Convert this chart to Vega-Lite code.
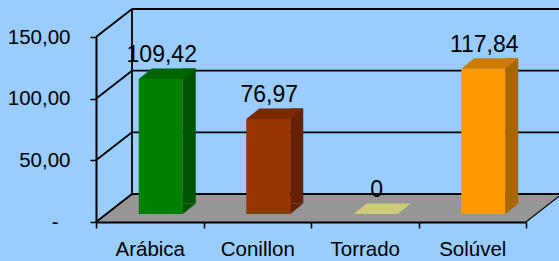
{
  "$schema": "https://vega.github.io/schema/vega-lite/v6.json",
  "width": 430,
  "height": 185,
  "autosize": {"type": "none"},
  "padding": {"left": 96, "top": 37, "right": 33, "bottom": 39},
  "background": "#99CCFF",
  "config": {
    "view": {"stroke": null},
    "font": "Liberation Sans",
    "locale": {"number": {"decimal": ",", "thousands": ".", "grouping": [3], "currency": ["", ""]}},
    "axisX": {"labelAngle": 0, "labelFontSize": 20.5, "labelColor": "#000000", "labelPadding": 11, "domainColor": "#000000", "domainWidth": 2, "tickColor": "#000000", "tickWidth": 1.5, "tickSize": 6, "tickBand": "extent", "grid": false},
    "axisY": {"labelFontSize": 20.5, "labelColor": "#000000", "domainColor": "#000000", "domainWidth": 2, "tickColor": "#000000", "tickWidth": 1.5, "tickSize": 6, "grid": false}
  },
  "datasets": {
    "cafe": [
      {"tipo": "Arábica", "valor": 109.42},
      {"tipo": "Conillon", "valor": 76.97},
      {"tipo": "Torrado", "valor": 0},
      {"tipo": "Solúvel", "valor": 117.84}
    ],
    "grade": [{"v": 0}, {"v": 50}, {"v": 100}, {"v": 150}],
    "piso": [{"parte": "chão"}]
  },
  "resolve": {"scale": {"color": "independent"}},
  "layer": [
    {
      "data": {"name": "piso"},
      "mark": {"type": "point", "shape": "M0,0 L430,0 L466,-28 L36,-28 Z", "size": 4, "filled": true, "fill": "#969696", "stroke": "#000000", "strokeWidth": 1.2, "opacity": 1},
      "encoding": {
        "x": {"datum": "Arábica", "type": "nominal", "bandPosition": 0, "title": null, "scale": {"domain": ["Arábica", "Conillon", "Torrado", "Solúvel"], "paddingInner": 0, "paddingOuter": 0}},
        "y": {"datum": 0, "type": "quantitative", "title": null, "scale": {"domain": [0, 150], "nice": false}, "axis": {"values": [0, 50, 100, 150], "format": ".2f", "labelExpr": "datum.value === 0 ? '-' : datum.label", "labelPadding": {"condition": {"test": "datum.value === 0", "value": 32}, "value": 20}}}
      }
    },
    {
      "data": {"name": "grade"},
      "mark": {"type": "rule", "color": "#000000", "strokeWidth": 1.8, "xOffset": 36, "x2Offset": 36, "yOffset": -28},
      "encoding": {
        "x": {"datum": "Arábica", "type": "nominal", "bandPosition": 0, "title": null},
        "x2": {"datum": "Solúvel", "bandPosition": 1},
        "y": {"field": "v", "type": "quantitative", "title": null}
      }
    },
    {
      "data": {"name": "piso"},
      "mark": {"type": "rule", "color": "#000000", "strokeWidth": 1.8, "xOffset": 36, "yOffset": -28, "y2Offset": -28},
      "encoding": {
        "x": {"datum": "Arábica", "type": "nominal", "bandPosition": 0, "title": null},
        "y": {"datum": 0, "type": "quantitative", "title": null},
        "y2": {"datum": 150}
      }
    },
    {
      "data": {"name": "grade"},
      "mark": {"type": "point", "shape": "M0,0 L36,-28", "size": 4, "filled": false, "stroke": "#000000", "strokeWidth": 1.8, "opacity": 1},
      "encoding": {
        "x": {"datum": "Arábica", "type": "nominal", "bandPosition": 0, "title": null},
        "y": {"field": "v", "type": "quantitative", "title": null}
      }
    },
    {
      "data": {"name": "cafe"},
      "mark": {"type": "bar", "size": 44, "xOffset": 11, "yOffset": -8, "y2Offset": -8},
      "encoding": {
        "x": {"field": "tipo", "type": "nominal", "sort": null, "title": null},
        "y": {"field": "valor", "type": "quantitative", "title": null},
        "color": {"field": "tipo", "type": "nominal", "legend": null, "scale": {"domain": ["Arábica", "Conillon", "Torrado", "Solúvel"], "range": ["#008000", "#993300", "#FFFF99", "#FF9900"]}}
      }
    },
    {
      "data": {"name": "cafe"},
      "mark": {"type": "bar", "size": 13, "xOffset": 39.5, "yOffset": -18.5, "y2Offset": -18.5},
      "encoding": {
        "x": {"field": "tipo", "type": "nominal", "sort": null, "title": null},
        "y": {"field": "valor", "type": "quantitative", "title": null},
        "color": {"field": "tipo", "type": "nominal", "legend": null, "scale": {"domain": ["Arábica", "Conillon", "Torrado", "Solúvel"], "range": ["#005500", "#662200", "#AAAA66", "#A86500"]}}
      }
    },
    {
      "data": {"name": "cafe"},
      "mark": {"type": "point", "shape": "M0,0 L13,-10.5 L0,-10.5 Z", "size": 4, "filled": true, "opacity": 1, "strokeWidth": 0, "xOffset": 33, "yOffset": -8},
      "encoding": {
        "x": {"field": "tipo", "type": "nominal", "sort": null, "title": null},
        "y": {"datum": 0, "type": "quantitative", "title": null},
        "color": {"field": "tipo", "type": "nominal", "legend": null, "scale": {"domain": ["Arábica", "Conillon", "Torrado", "Solúvel"], "range": ["#005500", "#662200", "#AAAA66", "#A86500"]}}
      }
    },
    {
      "data": {"name": "cafe"},
      "mark": {"type": "point", "shape": "M-22,0 L22,0 L35,-10.5 L-9,-10.5 Z", "size": 4, "filled": true, "opacity": 1, "strokeWidth": 0, "xOffset": 11, "yOffset": -8},
      "encoding": {
        "x": {"field": "tipo", "type": "nominal", "sort": null, "title": null},
        "y": {"field": "valor", "type": "quantitative", "title": null},
        "color": {"field": "tipo", "type": "nominal", "legend": null, "scale": {"domain": ["Arábica", "Conillon", "Torrado", "Solúvel"], "range": ["#006600", "#7A2900", "#CCCC7A", "#CC7A00"]}}
      }
    },
    {
      "data": {"name": "cafe"},
      "mark": {"type": "text", "fontSize": 23, "align": "center", "baseline": "alphabetic", "color": "#000000", "xOffset": 12, "yOffset": -25},
      "encoding": {
        "x": {"field": "tipo", "type": "nominal", "sort": null, "title": null},
        "y": {"field": "valor", "type": "quantitative", "title": null},
        "text": {"field": "valor", "type": "quantitative", "format": ".2~f"}
      }
    }
  ]
}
┄┄┄┄┄┄
Take the listing above and restate it word for word, without its pictures.

Response to the exercise |
Convert this chart to Vega-Lite code.
{
  "$schema": "https://vega.github.io/schema/vega-lite/v6.json",
  "width": 430,
  "height": 185,
  "autosize": {"type": "none"},
  "padding": {"left": 96, "top": 37, "right": 33, "bottom": 39},
  "background": "#99CCFF",
  "config": {
    "view": {"stroke": null},
    "font": "Liberation Sans",
    "locale": {"number": {"decimal": ",", "thousands": ".", "grouping": [3], "currency": ["", ""]}},
    "axisX": {"labelAngle": 0, "labelFontSize": 20.5, "labelColor": "#000000", "labelPadding": 11, "domainColor": "#000000", "domainWidth": 2, "tickColor": "#000000", "tickWidth": 1.5, "tickSize": 6, "tickBand": "extent", "grid": false},
    "axisY": {"labelFontSize": 20.5, "labelColor": "#000000", "domainColor": "#000000", "domainWidth": 2, "tickColor": "#000000", "tickWidth": 1.5, "tickSize": 6, "grid": false}
  },
  "datasets": {
    "cafe": [
      {"tipo": "Arábica", "valor": 109.42},
      {"tipo": "Conillon", "valor": 76.97},
      {"tipo": "Torrado", "valor": 0},
      {"tipo": "Solúvel", "valor": 117.84}
    ],
    "grade": [{"v": 0}, {"v": 50}, {"v": 100}, {"v": 150}],
    "piso": [{"parte": "chão"}]
  },
  "resolve": {"scale": {"color": "independent"}},
  "layer": [
    {
      "data": {"name": "piso"},
      "mark": {"type": "point", "shape": "M0,0 L430,0 L466,-28 L36,-28 Z", "size": 4, "filled": true, "fill": "#969696", "stroke": "#000000", "strokeWidth": 1.2, "opacity": 1},
      "encoding": {
        "x": {"datum": "Arábica", "type": "nominal", "bandPosition": 0, "title": null, "scale": {"domain": ["Arábica", "Conillon", "Torrado", "Solúvel"], "paddingInner": 0, "paddingOuter": 0}},
        "y": {"datum": 0, "type": "quantitative", "title": null, "scale": {"domain": [0, 150], "nice": false}, "axis": {"values": [0, 50, 100, 150], "format": ".2f", "labelExpr": "datum.value === 0 ? '-' : datum.label", "labelPadding": {"condition": {"test": "datum.value === 0", "value": 32}, "value": 20}}}
      }
    },
    {
      "data": {"name": "grade"},
      "mark": {"type": "rule", "color": "#000000", "strokeWidth": 1.8, "xOffset": 36, "x2Offset": 36, "yOffset": -28},
      "encoding": {
        "x": {"datum": "Arábica", "type": "nominal", "bandPosition": 0, "title": null},
        "x2": {"datum": "Solúvel", "bandPosition": 1},
        "y": {"field": "v", "type": "quantitative", "title": null}
      }
    },
    {
      "data": {"name": "piso"},
      "mark": {"type": "rule", "color": "#000000", "strokeWidth": 1.8, "xOffset": 36, "yOffset": -28, "y2Offset": -28},
      "encoding": {
        "x": {"datum": "Arábica", "type": "nominal", "bandPosition": 0, "title": null},
        "y": {"datum": 0, "type": "quantitative", "title": null},
        "y2": {"datum": 150}
      }
    },
    {
      "data": {"name": "grade"},
      "mark": {"type": "point", "shape": "M0,0 L36,-28", "size": 4, "filled": false, "stroke": "#000000", "strokeWidth": 1.8, "opacity": 1},
      "encoding": {
        "x": {"datum": "Arábica", "type": "nominal", "bandPosition": 0, "title": null},
        "y": {"field": "v", "type": "quantitative", "title": null}
      }
    },
    {
      "data": {"name": "cafe"},
      "mark": {"type": "bar", "size": 44, "xOffset": 11, "yOffset": -8, "y2Offset": -8},
      "encoding": {
        "x": {"field": "tipo", "type": "nominal", "sort": null, "title": null},
        "y": {"field": "valor", "type": "quantitative", "title": null},
        "color": {"field": "tipo", "type": "nominal", "legend": null, "scale": {"domain": ["Arábica", "Conillon", "Torrado", "Solúvel"], "range": ["#008000", "#993300", "#FFFF99", "#FF9900"]}}
      }
    },
    {
      "data": {"name": "cafe"},
      "mark": {"type": "bar", "size": 13, "xOffset": 39.5, "yOffset": -18.5, "y2Offset": -18.5},
      "encoding": {
        "x": {"field": "tipo", "type": "nominal", "sort": null, "title": null},
        "y": {"field": "valor", "type": "quantitative", "title": null},
        "color": {"field": "tipo", "type": "nominal", "legend": null, "scale": {"domain": ["Arábica", "Conillon", "Torrado", "Solúvel"], "range": ["#005500", "#662200", "#AAAA66", "#A86500"]}}
      }
    },
    {
      "data": {"name": "cafe"},
      "mark": {"type": "point", "shape": "M0,0 L13,-10.5 L0,-10.5 Z", "size": 4, "filled": true, "opacity": 1, "strokeWidth": 0, "xOffset": 33, "yOffset": -8},
      "encoding": {
        "x": {"field": "tipo", "type": "nominal", "sort": null, "title": null},
        "y": {"datum": 0, "type": "quantitative", "title": null},
        "color": {"field": "tipo", "type": "nominal", "legend": null, "scale": {"domain": ["Arábica", "Conillon", "Torrado", "Solúvel"], "range": ["#005500", "#662200", "#AAAA66", "#A86500"]}}
      }
    },
    {
      "data": {"name": "cafe"},
      "mark": {"type": "point", "shape": "M-22,0 L22,0 L35,-10.5 L-9,-10.5 Z", "size": 4, "filled": true, "opacity": 1, "strokeWidth": 0, "xOffset": 11, "yOffset": -8},
      "encoding": {
        "x": {"field": "tipo", "type": "nominal", "sort": null, "title": null},
        "y": {"field": "valor", "type": "quantitative", "title": null},
        "color": {"field": "tipo", "type": "nominal", "legend": null, "scale": {"domain": ["Arábica", "Conillon", "Torrado", "Solúvel"], "range": ["#006600", "#7A2900", "#CCCC7A", "#CC7A00"]}}
      }
    },
    {
      "data": {"name": "cafe"},
      "mark": {"type": "text", "fontSize": 23, "align": "center", "baseline": "alphabetic", "color": "#000000", "xOffset": 12, "yOffset": -25},
      "encoding": {
        "x": {"field": "tipo", "type": "nominal", "sort": null, "title": null},
        "y": {"field": "valor", "type": "quantitative", "title": null},
        "text": {"field": "valor", "type": "quantitative", "format": ".2~f"}
      }
    }
  ]
}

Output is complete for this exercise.